Note this sentence (which both is in the article and, as of mid-morning at least, is the tease in the online edition that encourages you to click on the article):
"Yet Mr. Bush has yet to address some uncomfortable questions that he may not be able to evade indefinitely."
EVADE? There is no credible suggestion at this point that President Bush is EVADING anything. He encouraged the investigation, he made statements about taking action against wrongdoers, and he has repeatedly said he wants the independent counsel to press ahead because he wants to know what happened. He has also sat for an interview himself and encouraged everyone in his administration to be cooperative.
Is the president AVOIDING some questions? Of course he is. He should not, for example, give a definitive answer to hypothetical questions about what he will or won't do if the investigation turns out a certain way. The investigation is continuing, and it could thwart his direction that people cooperate with independent counsel Patrick Fitzgerald if POTUS started laying out what will happen if people get indicted.
Discretion, however, is not EVADING. Avoiding assertive declarations before all the facts are in -- and when such declarations could hamper the fact-seeking process, is close to the opposite of EVADING. The connotation of EVADE, the word the Times chose to use instead of AVOID, is that Bush is doing something affirmative to obstruct, or something misleading to circumvent, either the media or the independent counsel.
This is a classic example of how the Times spins the narrative. If President Clinton was the one in the eye of the storm here, does anyone think there is a chance that the Times flatly says he has been EVADING anything? With Clinton, the Times offered us legalistic justifications for false statements on the basis of whether they were "material" or whether they affected a zone of sexual privacy. To the extent the Clintonian spinmeisters actually evaded the investigation, the Times faithfully hewed to their scripts and subtly shifted to the issue to how competent and strategic they were in spinning, as opposed to the fact that they were spinning.

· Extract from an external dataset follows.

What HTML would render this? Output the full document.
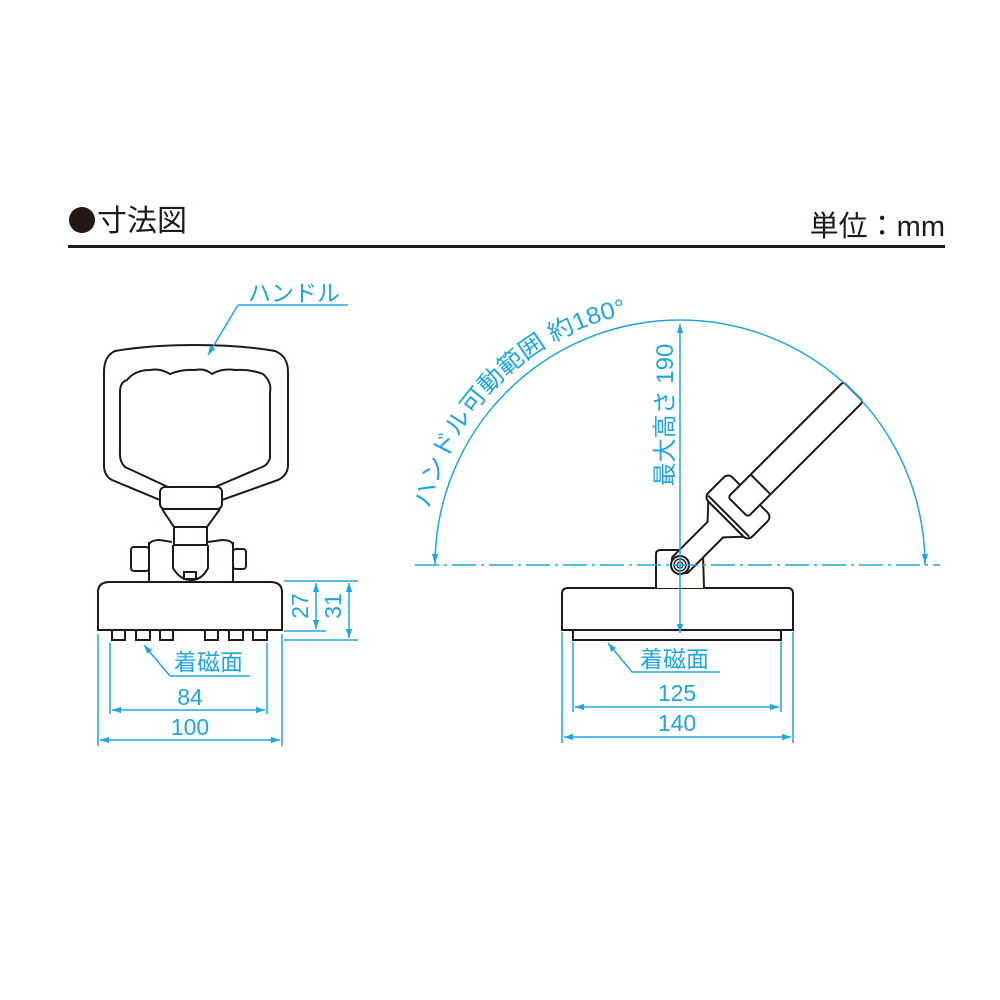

Now Bush, who is not evading, is flatly said to be evading. And yet, all the while, the Times evades the issues that (a) its reporter is in jail for withholding information from the investigation (irnonically, under the guise of protecting the public's right to know), and (b) that the organized media has argued in the U.S. courts that this whole matter (Bush is supposedly evading about) does not in fact constitute a crime. As my dad used to say, people who live in glass houses shouldn't throw wild parties.